My son was born and then a toddler as I went through meltdowns.  I was experiencing grief from betrayal by my spiritual teacher, grief from the loss of my precious spiritual family/community, combined with the pain of knowing YB was suffering heart conditions, surgeries, etc.  I was spending my daytime hours at home with my toddler, while crying virtually all my waking hours.

And in the midst of all that, Pritam Singh, who had agreed to put up the funding for the legal expenses, was pressured to withdraw.  YB had found a way to get to him, through his client base.  Pritam was being financially impacted, and so he wanted the cases to be dropped.  I was told, through Pritam’s representative, that Karta Purkh was accepting a settlement.  I was asked to settle for $10,000.00. 

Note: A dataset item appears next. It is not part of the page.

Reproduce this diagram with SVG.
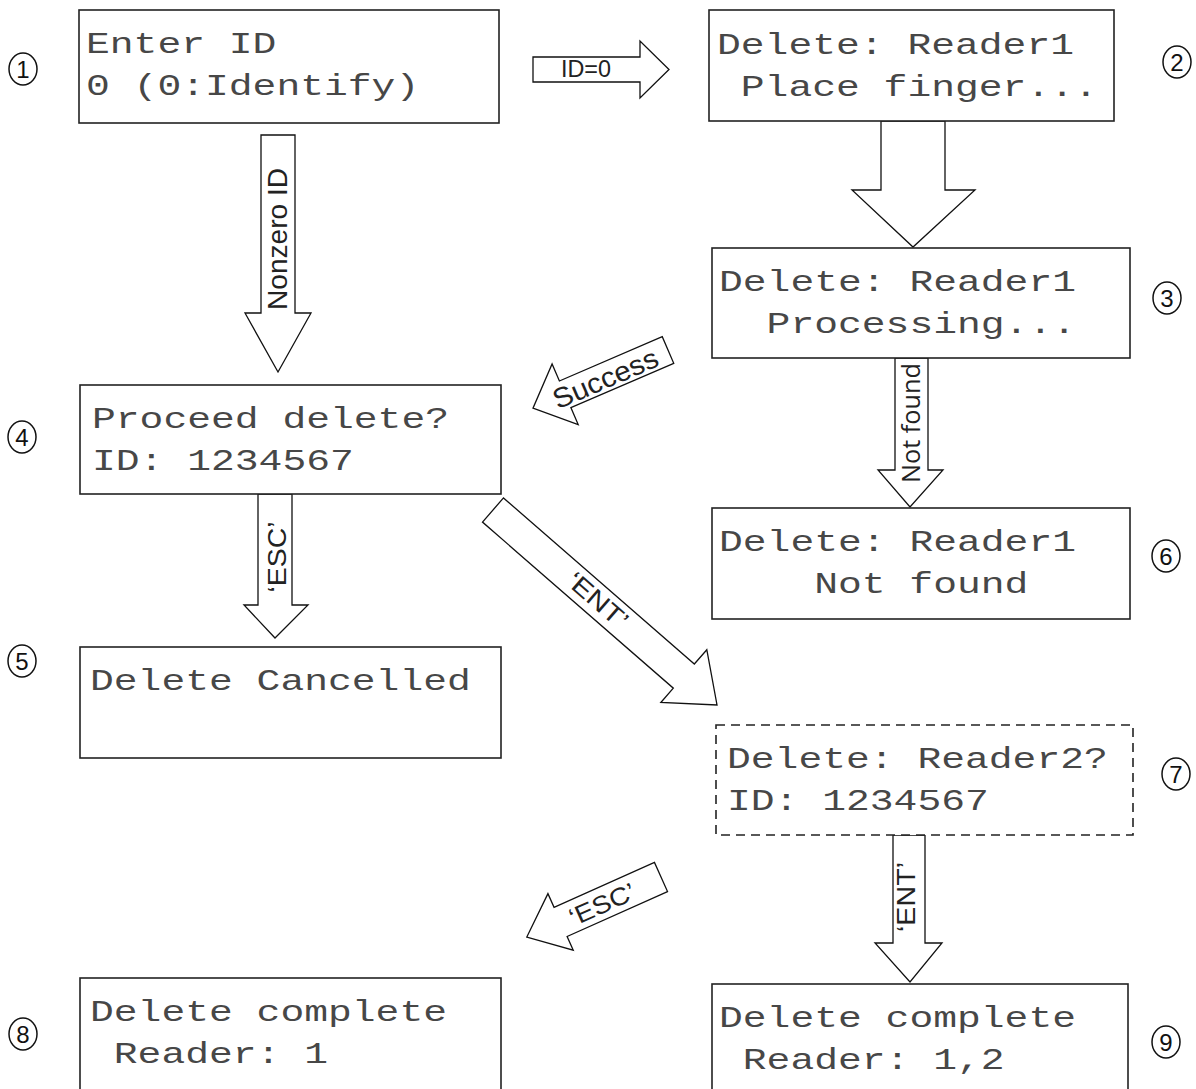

My god, I had given YB that amount of my personal savings back in 1969!  Now I had exposed myself, naked to the world.  And I was seriously being asked to give up, and accept $10,000 to just go away?  NO. 

My attorney agreed to stand with me on a contingency basis moving forward.  But I would also be burdened with the debt left by Pritam Singh.  Pritam Singh abandoned me.  Karta Purkh never spoke to me.  She was gone too.  I was on my own.

In 1987/88 I received a call from an Indian Sikh man in Vancouver, Mr. Malik.  He was proposing a settlement, in order to get beyond all of this painful process.  I was worn down, and it all felt rather hopeless.  The community had been turned against me by the lies of YB – so I recognized that nothing was going to change their minds at this point. 

Malik Singh was negotiating directly, and asked me if I couldn’t just dismiss my attorney?  That would save the expense of paying anything to my attorney.  My reply was, “That is how you all do business.  It is not how I do business.  Absolutely not.  My attorney stood by me and I’m not going to cheat him now.”  We came to an agreement.  

The idea for pursuing the lawsuit did not come from any outside source and there was never any offer of money to pursue it. This was another one of the lies that YB made up about Premka.